### What this task involves
Work out how many lines hold the string "chart". Give that number and nothing more.
— Start Records shown —
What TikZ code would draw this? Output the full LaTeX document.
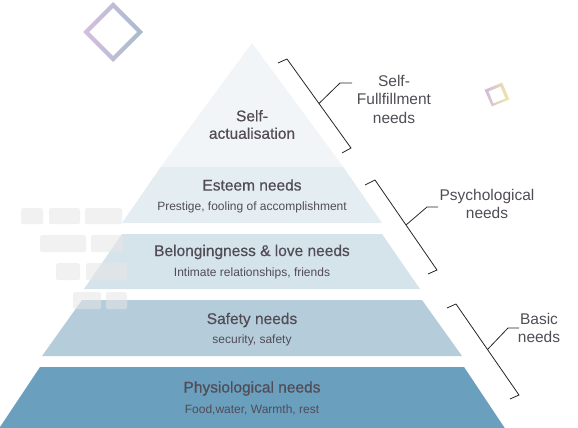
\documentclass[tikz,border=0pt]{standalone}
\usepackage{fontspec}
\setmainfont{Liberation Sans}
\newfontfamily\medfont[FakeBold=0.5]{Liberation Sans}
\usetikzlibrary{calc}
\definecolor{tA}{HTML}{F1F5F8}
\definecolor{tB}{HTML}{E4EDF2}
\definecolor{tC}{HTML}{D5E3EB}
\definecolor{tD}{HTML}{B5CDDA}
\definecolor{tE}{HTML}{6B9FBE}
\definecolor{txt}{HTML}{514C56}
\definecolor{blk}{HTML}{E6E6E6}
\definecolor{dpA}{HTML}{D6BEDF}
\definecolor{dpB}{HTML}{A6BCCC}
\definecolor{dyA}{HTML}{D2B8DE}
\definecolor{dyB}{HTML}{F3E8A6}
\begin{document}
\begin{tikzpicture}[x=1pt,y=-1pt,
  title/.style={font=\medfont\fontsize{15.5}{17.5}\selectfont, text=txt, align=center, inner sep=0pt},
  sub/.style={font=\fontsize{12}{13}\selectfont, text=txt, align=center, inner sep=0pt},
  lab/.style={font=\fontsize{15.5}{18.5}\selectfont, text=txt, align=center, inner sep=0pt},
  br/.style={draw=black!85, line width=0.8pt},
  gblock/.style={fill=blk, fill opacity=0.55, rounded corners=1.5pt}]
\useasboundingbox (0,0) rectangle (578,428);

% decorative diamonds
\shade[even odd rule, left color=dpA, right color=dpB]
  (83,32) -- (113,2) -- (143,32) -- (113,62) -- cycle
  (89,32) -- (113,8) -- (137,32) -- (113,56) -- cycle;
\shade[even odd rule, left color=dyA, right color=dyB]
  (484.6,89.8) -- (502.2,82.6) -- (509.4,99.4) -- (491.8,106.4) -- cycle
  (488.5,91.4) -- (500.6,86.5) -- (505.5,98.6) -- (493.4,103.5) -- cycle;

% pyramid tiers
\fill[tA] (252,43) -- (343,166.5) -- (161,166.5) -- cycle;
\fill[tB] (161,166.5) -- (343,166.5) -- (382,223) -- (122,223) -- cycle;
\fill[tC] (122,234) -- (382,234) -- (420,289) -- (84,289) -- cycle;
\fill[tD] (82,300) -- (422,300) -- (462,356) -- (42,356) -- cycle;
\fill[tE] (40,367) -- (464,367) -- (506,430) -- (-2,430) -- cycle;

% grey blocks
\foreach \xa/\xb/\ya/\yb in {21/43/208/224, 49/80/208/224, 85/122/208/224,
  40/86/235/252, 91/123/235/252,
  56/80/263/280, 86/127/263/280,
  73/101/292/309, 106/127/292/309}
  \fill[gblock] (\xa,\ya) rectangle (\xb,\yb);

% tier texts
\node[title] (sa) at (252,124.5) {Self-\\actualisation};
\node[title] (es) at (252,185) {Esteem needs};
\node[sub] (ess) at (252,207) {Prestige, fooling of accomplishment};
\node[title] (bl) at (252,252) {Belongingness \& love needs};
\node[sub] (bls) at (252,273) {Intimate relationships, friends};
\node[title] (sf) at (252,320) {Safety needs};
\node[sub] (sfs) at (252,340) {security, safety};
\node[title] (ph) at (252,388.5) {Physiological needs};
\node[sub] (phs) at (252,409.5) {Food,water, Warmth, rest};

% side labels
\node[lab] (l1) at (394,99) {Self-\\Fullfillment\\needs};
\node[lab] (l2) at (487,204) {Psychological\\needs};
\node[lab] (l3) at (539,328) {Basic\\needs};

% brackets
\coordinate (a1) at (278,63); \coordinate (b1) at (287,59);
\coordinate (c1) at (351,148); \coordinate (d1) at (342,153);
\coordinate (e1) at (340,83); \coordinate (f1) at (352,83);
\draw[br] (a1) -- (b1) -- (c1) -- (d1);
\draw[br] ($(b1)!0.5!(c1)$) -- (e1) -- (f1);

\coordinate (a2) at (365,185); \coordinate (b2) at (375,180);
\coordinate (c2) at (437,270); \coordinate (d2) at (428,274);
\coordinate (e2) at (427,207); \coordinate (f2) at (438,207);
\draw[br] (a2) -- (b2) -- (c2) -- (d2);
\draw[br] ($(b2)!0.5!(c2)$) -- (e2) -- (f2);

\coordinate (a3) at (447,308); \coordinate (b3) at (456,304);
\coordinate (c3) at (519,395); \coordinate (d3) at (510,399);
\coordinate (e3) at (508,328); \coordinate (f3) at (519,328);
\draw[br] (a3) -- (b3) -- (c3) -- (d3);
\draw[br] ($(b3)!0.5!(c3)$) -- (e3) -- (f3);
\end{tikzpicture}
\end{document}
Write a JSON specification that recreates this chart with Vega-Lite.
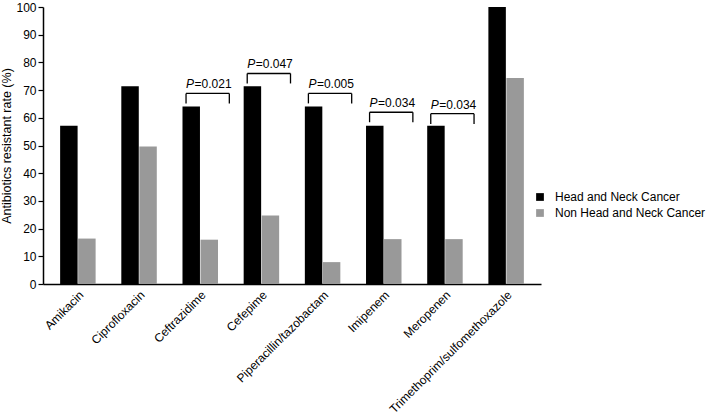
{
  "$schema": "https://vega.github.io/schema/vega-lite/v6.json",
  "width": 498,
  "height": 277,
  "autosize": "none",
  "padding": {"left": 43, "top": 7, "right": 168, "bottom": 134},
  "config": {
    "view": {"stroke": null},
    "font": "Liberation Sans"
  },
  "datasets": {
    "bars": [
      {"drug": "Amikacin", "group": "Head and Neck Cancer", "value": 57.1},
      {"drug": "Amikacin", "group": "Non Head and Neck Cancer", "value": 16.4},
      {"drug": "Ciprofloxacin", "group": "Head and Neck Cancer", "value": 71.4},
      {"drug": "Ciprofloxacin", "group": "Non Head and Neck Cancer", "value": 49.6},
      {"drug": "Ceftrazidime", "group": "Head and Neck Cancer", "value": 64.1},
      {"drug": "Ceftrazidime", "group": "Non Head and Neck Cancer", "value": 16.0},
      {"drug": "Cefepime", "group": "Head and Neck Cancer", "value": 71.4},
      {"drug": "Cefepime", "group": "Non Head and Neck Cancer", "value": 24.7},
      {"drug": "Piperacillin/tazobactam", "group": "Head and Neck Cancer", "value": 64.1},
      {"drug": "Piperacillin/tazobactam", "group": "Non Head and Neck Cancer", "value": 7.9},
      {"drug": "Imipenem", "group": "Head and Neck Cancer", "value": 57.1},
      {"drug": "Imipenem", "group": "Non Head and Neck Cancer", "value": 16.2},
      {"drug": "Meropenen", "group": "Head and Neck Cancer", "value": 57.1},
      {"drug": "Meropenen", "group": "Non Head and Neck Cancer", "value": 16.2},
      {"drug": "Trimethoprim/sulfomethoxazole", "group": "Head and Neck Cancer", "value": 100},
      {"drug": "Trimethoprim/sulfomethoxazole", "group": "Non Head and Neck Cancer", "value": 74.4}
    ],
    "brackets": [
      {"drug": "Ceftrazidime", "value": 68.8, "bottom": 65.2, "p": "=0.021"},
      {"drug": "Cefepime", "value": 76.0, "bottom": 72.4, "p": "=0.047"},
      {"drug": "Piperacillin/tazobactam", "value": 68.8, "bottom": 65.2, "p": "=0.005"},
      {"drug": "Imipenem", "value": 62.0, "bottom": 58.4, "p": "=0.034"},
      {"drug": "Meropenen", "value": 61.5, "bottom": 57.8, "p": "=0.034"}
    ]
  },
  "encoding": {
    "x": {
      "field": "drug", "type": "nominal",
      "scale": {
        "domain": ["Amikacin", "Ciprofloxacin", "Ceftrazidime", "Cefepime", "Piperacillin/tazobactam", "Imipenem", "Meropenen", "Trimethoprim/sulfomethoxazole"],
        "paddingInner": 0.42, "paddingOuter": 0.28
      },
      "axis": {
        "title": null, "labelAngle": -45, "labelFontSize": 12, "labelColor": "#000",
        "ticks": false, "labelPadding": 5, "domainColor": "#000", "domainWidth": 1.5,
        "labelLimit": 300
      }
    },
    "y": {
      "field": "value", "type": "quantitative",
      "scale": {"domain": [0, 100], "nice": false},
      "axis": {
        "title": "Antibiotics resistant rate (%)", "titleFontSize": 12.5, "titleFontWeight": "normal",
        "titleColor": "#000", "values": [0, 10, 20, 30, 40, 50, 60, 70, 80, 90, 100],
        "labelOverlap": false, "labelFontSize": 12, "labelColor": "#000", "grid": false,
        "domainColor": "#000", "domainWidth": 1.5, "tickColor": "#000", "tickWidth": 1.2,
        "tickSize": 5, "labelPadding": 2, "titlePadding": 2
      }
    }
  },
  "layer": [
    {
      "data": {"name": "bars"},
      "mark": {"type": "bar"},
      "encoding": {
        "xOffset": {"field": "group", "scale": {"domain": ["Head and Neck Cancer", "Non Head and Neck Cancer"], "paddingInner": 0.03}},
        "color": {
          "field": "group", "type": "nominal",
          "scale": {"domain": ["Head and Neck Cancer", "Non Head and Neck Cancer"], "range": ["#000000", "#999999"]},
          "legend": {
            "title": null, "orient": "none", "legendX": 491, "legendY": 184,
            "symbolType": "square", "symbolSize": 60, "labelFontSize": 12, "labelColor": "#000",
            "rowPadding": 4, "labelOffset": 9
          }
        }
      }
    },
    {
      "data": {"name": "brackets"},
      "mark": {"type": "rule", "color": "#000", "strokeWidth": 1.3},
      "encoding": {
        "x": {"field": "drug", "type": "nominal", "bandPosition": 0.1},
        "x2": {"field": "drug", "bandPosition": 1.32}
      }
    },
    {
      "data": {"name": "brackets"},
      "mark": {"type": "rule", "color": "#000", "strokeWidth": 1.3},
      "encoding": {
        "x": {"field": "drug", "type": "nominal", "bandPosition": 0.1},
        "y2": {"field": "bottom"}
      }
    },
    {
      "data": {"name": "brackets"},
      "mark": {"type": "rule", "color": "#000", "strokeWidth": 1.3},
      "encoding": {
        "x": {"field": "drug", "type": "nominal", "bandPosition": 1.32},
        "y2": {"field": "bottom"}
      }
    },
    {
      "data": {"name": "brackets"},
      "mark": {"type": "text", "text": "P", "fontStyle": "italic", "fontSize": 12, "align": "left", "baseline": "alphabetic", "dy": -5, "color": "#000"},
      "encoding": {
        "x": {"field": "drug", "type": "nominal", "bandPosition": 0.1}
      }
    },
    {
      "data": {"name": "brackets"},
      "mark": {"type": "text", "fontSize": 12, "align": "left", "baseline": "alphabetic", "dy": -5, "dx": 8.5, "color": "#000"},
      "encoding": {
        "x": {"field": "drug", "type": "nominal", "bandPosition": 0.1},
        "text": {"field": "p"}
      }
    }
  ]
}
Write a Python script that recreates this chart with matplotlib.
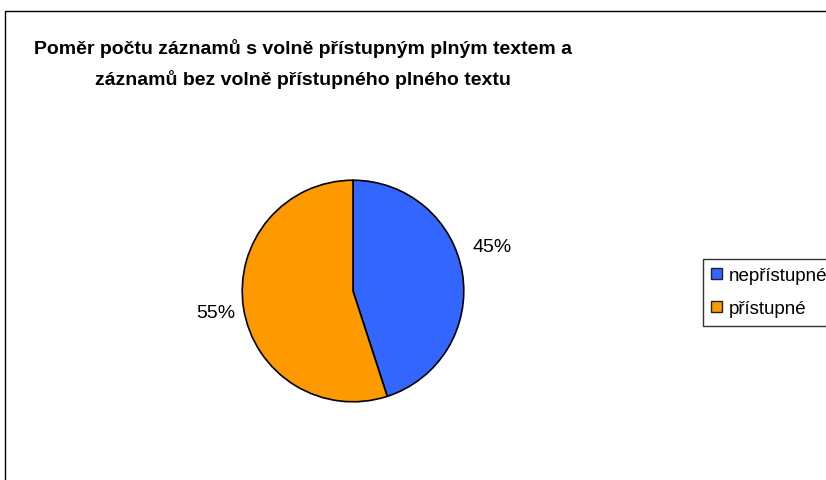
— End Records shown —
### Answer below
2